O Lord, hasten the day when our faith shall be sight.
the clouds be rolled back as a scroll.
the trumpet shall sound, and the Lord shall descend,
“Even so, it is well with my soul.”
I can hear his quavering voice singing those words even now, especially now, it seems, these decades later when I discover more deeply with every passing year the power of the gift Jesus offers today. This gift of peace unlike what the world gives. This wondrous gift of peace in the face of all that would steal it, if it could, and honestly, too often does.
Indeed, the world is in powerful need of peace, isn’t it?
For peace is shattered daily in the community where I live and serve, as it is in yours as well:
- Driven by forces named and unnamed, understood and not, where too much, too often we visit violence upon one another instead of healing.
- Where peace of mind and heart and body are too hard to find for so many needs, physical and otherwise go unmet.
- And even if all else seems to be going well, still we struggle through our personal, sometimes private heartaches which threaten our peace, our sense of wellbeing.
And yet, I picture George and his beloved wife, Mary, sitting up in the darkest hours of the morning intoning these words together.
And I consider the one who first wrote the words of this familiar hymn, Horatio Gates Spafford, and how he wrote these stanzas in the wake of unspeakable tragedy. Indeed, the story has it that they came to him on the very spot where his four daughters were lost to a shipwreck, leaving only his wife to return to him.

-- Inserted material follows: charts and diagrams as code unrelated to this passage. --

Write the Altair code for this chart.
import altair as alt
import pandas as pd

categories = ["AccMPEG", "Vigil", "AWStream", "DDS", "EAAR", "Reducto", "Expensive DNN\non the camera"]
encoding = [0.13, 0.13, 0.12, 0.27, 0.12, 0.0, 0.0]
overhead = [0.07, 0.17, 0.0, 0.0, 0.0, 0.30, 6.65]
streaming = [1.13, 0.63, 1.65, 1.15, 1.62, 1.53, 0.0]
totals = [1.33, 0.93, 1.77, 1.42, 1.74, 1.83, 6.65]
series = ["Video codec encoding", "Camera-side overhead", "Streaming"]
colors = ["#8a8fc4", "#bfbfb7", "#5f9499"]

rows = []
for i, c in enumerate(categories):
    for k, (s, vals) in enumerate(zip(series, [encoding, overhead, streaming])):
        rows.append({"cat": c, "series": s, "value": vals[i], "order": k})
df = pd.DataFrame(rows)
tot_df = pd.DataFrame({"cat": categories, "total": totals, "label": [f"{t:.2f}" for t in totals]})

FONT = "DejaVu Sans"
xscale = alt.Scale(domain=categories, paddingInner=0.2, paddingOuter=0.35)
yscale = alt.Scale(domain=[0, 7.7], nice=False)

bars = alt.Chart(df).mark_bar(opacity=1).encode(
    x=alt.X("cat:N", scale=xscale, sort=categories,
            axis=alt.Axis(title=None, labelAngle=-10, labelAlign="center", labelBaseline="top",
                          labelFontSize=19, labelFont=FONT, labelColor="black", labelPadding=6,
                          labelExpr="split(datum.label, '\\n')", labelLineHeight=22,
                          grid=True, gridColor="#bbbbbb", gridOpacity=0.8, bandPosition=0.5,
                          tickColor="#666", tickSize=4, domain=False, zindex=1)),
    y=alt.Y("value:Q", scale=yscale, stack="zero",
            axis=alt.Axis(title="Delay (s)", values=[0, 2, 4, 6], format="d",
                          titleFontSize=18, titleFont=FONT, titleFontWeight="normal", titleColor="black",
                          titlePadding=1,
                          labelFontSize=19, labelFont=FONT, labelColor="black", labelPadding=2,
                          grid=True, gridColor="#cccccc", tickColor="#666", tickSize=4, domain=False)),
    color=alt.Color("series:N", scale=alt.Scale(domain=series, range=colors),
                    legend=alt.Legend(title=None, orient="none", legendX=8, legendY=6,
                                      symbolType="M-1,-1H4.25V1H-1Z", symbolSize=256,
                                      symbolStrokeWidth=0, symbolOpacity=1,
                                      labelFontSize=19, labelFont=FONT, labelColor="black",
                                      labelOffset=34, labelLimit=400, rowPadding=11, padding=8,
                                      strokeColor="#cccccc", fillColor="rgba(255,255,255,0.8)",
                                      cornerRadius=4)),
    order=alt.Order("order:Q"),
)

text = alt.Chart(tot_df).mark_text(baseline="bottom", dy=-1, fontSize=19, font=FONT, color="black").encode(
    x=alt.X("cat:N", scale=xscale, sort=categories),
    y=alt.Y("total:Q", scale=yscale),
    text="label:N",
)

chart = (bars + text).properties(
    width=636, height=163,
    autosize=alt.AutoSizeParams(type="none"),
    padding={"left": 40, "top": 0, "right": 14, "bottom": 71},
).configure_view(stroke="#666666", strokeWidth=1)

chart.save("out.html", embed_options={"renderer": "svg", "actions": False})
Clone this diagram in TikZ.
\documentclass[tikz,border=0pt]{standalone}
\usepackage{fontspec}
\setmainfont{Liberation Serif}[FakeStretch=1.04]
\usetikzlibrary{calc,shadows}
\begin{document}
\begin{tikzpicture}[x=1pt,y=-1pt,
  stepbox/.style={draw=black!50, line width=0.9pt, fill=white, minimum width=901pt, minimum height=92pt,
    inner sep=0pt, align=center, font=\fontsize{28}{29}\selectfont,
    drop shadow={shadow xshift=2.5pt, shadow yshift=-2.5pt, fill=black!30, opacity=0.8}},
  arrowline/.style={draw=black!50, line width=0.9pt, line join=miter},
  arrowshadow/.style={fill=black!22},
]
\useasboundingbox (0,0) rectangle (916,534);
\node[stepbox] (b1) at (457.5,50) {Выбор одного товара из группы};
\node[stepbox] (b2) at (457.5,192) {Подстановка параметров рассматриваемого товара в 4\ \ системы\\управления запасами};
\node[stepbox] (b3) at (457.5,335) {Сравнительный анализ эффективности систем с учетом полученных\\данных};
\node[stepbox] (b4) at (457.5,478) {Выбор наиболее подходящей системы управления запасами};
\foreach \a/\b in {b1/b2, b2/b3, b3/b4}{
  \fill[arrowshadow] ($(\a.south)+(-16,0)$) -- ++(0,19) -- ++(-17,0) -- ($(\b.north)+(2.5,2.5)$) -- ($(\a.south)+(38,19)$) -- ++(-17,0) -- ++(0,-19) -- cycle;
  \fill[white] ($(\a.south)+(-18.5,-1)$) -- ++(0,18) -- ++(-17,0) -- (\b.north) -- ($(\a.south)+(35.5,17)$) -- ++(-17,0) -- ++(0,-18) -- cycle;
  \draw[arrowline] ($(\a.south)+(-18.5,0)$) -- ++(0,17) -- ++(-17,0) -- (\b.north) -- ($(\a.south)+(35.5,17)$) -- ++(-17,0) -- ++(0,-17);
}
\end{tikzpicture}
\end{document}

And I realize, I do, that these words when first written and every time they have been sung since, are a melodic statement of faith. And yet, read closely, they also hold such yearning, don’t they? They are believing and yearning to believe, both at the same time, aren’t they? I hear this especially in the last verse of the hymn where the writer speaks of his longing for that final ending when ‘faith will be sight’ — when we will be able to finally make sense of so much in this world now which simply does not make for peace.
Only the promise in this week’s Gospel, a promise that Horatio Gates Spafford and George Nelson and countless, countless other people of faith have clung to through all of our lives is that peace is not only ours to be embraced in some far distant future, but is already ours. Even now. For the promise of the hymn rooted in the promise of Jesus to his disciples then and now is that God has already laid claim to us and with that claim comes peace beyond our understanding, peace that is always ours for the receiving.

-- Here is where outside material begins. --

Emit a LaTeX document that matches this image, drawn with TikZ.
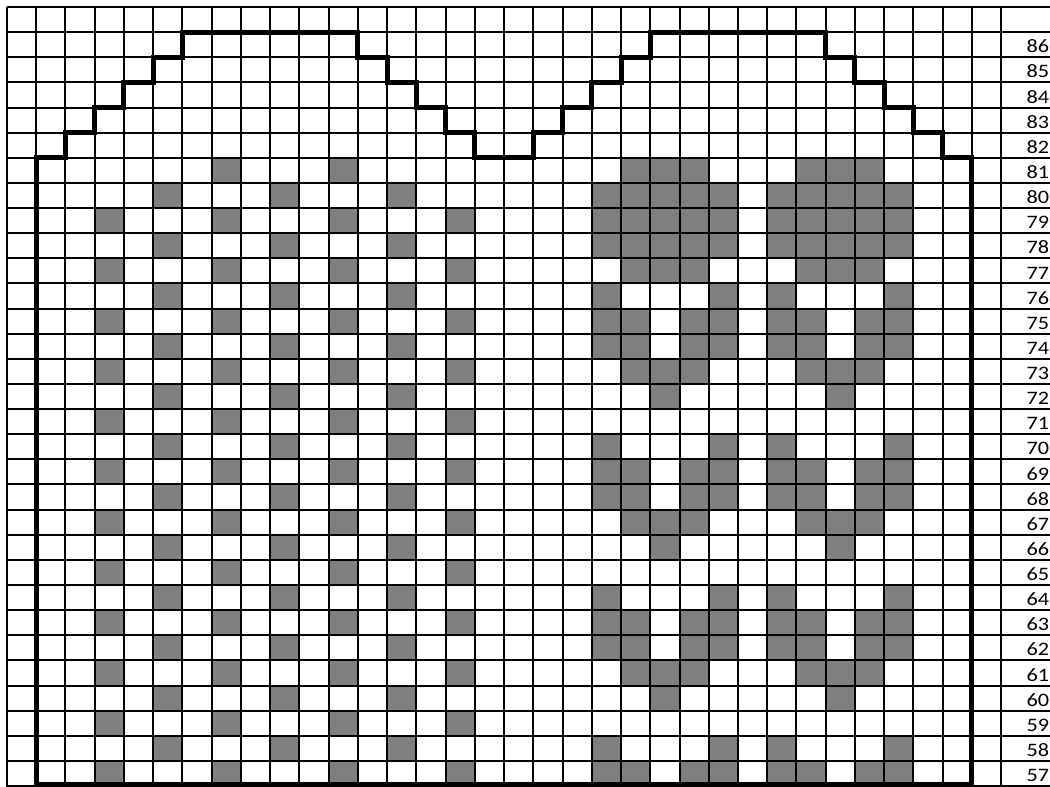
\documentclass[tikz,border=0pt]{standalone}
\usepackage{fontspec}
\setmainfont{Carlito}
\definecolor{cellgray}{RGB}{128,128,128}
\tikzset{
  gridline/.style={line width=2pt, black},
  outline/.style={line width=5pt, black, line join=miter},
  graycell/.style={fill=cellgray},
  rowlabel/.style={anchor=base west, inner sep=0pt, font=\fontsize{19}{21}\selectfont}
}
\newcommand{\Wd}{29.24}
\newcommand{\Ht}{25.13}
\begin{document}
\begin{tikzpicture}[x=1pt,y=-1pt]
\useasboundingbox (0,0) rectangle (1050,787);
\fill[white] (0,0) rectangle (1050,787);
% left dotted pattern
\foreach \c in {7,11} \fill[graycell] ({7+\c*\Wd},{7+6*\Ht}) rectangle ++(\Wd,\Ht);
\foreach \i in {8,10,...,30} \foreach \c in {3,7,11,15}
  \fill[graycell] ({7+\c*\Wd},{7+\i*\Ht}) rectangle ++(\Wd,\Ht);
\foreach \i in {7,9,...,29} \foreach \c in {5,9,13}
  \fill[graycell] ({7+\c*\Wd},{7+\i*\Ht}) rectangle ++(\Wd,\Ht);
% right motifs
\foreach \i/\cols in {
  6/{21,22,23,27,28,29},
  7/{20,21,22,23,24,26,27,28,29,30},
  8/{20,21,22,23,24,26,27,28,29,30},
  9/{20,21,22,23,24,26,27,28,29,30},
  10/{21,22,23,27,28,29},
  11/{20,24,26,30},
  12/{20,21,23,24,26,27,29,30},
  13/{20,21,23,24,26,27,29,30},
  14/{21,22,23,27,28,29},
  15/{22,28},
  17/{20,24,26,30},
  18/{20,21,23,24,26,27,29,30},
  19/{20,21,23,24,26,27,29,30},
  20/{21,22,23,27,28,29},
  21/{22,28},
  23/{20,24,26,30},
  24/{20,21,23,24,26,27,29,30},
  25/{20,21,23,24,26,27,29,30},
  26/{21,22,23,27,28,29},
  27/{22,28},
  29/{20,24,26,30},
  30/{20,21,23,24,26,27,29,30}}
  \foreach \c in \cols
    \fill[graycell] ({7+\c*\Wd},{7+\i*\Ht}) rectangle ++(\Wd,\Ht);
% grid
\foreach \c in {0,...,34}
  \draw[gridline] ({7+\c*\Wd},7) -- ({7+\c*\Wd},790);
\foreach \i in {0,...,31}
  \draw[gridline] (7,{7+\i*\Ht}) -- (1052,{7+\i*\Ht});
% thick outline
\draw[outline]
  ({7+1*\Wd},{7+31*\Ht-1.5}) -- ({7+1*\Wd},{7+6*\Ht})
  -- ({7+2*\Wd},{7+6*\Ht}) -- ({7+2*\Wd},{7+5*\Ht})
  -- ({7+3*\Wd},{7+5*\Ht}) -- ({7+3*\Wd},{7+4*\Ht})
  -- ({7+4*\Wd},{7+4*\Ht}) -- ({7+4*\Wd},{7+3*\Ht})
  -- ({7+5*\Wd},{7+3*\Ht}) -- ({7+5*\Wd},{7+2*\Ht})
  -- ({7+6*\Wd},{7+2*\Ht}) -- ({7+6*\Wd},{7+1*\Ht})
  -- ({7+12*\Wd},{7+1*\Ht}) -- ({7+12*\Wd},{7+2*\Ht})
  -- ({7+13*\Wd},{7+2*\Ht}) -- ({7+13*\Wd},{7+3*\Ht})
  -- ({7+14*\Wd},{7+3*\Ht}) -- ({7+14*\Wd},{7+4*\Ht})
  -- ({7+15*\Wd},{7+4*\Ht}) -- ({7+15*\Wd},{7+5*\Ht})
  -- ({7+16*\Wd},{7+5*\Ht}) -- ({7+16*\Wd},{7+6*\Ht})
  -- ({7+18*\Wd},{7+6*\Ht}) -- ({7+18*\Wd},{7+5*\Ht})
  -- ({7+19*\Wd},{7+5*\Ht}) -- ({7+19*\Wd},{7+4*\Ht})
  -- ({7+20*\Wd},{7+4*\Ht}) -- ({7+20*\Wd},{7+3*\Ht})
  -- ({7+21*\Wd},{7+3*\Ht}) -- ({7+21*\Wd},{7+2*\Ht})
  -- ({7+22*\Wd},{7+2*\Ht}) -- ({7+22*\Wd},{7+1*\Ht})
  -- ({7+28*\Wd},{7+1*\Ht}) -- ({7+28*\Wd},{7+2*\Ht})
  -- ({7+29*\Wd},{7+2*\Ht}) -- ({7+29*\Wd},{7+3*\Ht})
  -- ({7+30*\Wd},{7+3*\Ht}) -- ({7+30*\Wd},{7+4*\Ht})
  -- ({7+31*\Wd},{7+4*\Ht}) -- ({7+31*\Wd},{7+5*\Ht})
  -- ({7+32*\Wd},{7+5*\Ht}) -- ({7+32*\Wd},{7+6*\Ht})
  -- ({7+33*\Wd},{7+6*\Ht}) -- ({7+33*\Wd},{7+31*\Ht-1.5})
  -- cycle;
% row labels
\foreach \r in {57,...,86}
  \node[rowlabel] (lab\r) at (1026.5,{7+(88-\r)*\Ht-4.4}) {\scalebox{1.17}[1]{\r}};
\end{tikzpicture}
\end{document}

And there is no ‘magic formula’ for receiving it, for knowing its presence and power is there? And yet, somehow, or at least this is how it has been for me, in the hardest of times, in the hugest of challenges, when my heart is most tender, it comes:
- Through terror and tears it comes.
- In hope and despair it comes.
- When the path and your place on it is clear and when you can hardly discern the next step, it comes.

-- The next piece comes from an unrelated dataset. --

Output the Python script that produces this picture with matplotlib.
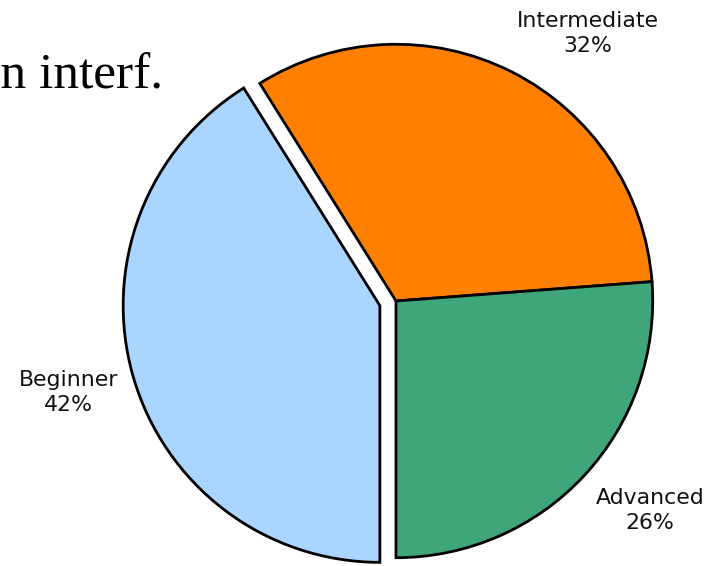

- When faith runs deep, and sometimes when it is hard to believe, still it comes, this peace.
I do not know how this is so, I only know that it is.
And that it is so again and again.
Or at least it is when I pause long enough to recognize it. For it is already there, already here … I expect that often you and I just need to make space so that we can take it in.
- And while the peace of which Jesus speaks and the hymnwriter writes and people of faith still sing, is highly personal as it is extended to each of us;
- While this peace would seem to be first the sort one senses in the depths of one’s own very human heart;
- While one might wonder what difference it makes for such a broken world where peace is too distant too much of the time, surely it is with each of us that it begins. One at a time and then one gathering at a time as this peace of Jesus is received and peace is shared and this peace finds a way to be lived out.
Indeed, as we are surely changed by this peace, it is then that the world has a chance to be changed as well. And to also know the peace for which it was made. Even as you and I were and are, one at a time.
Or so it seems to me.
I’m not sure what all this means for proclamation this week, but if you have read this far, I expect you also know something of this peace. Indeed, I wonder what it will look like if we should get up this week and simply tell those stories:
- Of when and where and how this peace came to you and what it meant.
- Of when and where and how you yearn for it still.
- Of times you have known others to be embraced by it and how that strengthened you in your own journey through times when “sorrows like sea billows roll” in the words of Henry Gates Spafford.
- Indeed, where have you seen, known, been embraced by this peace? And what might that witness mean to those with whom you gather in the days to come?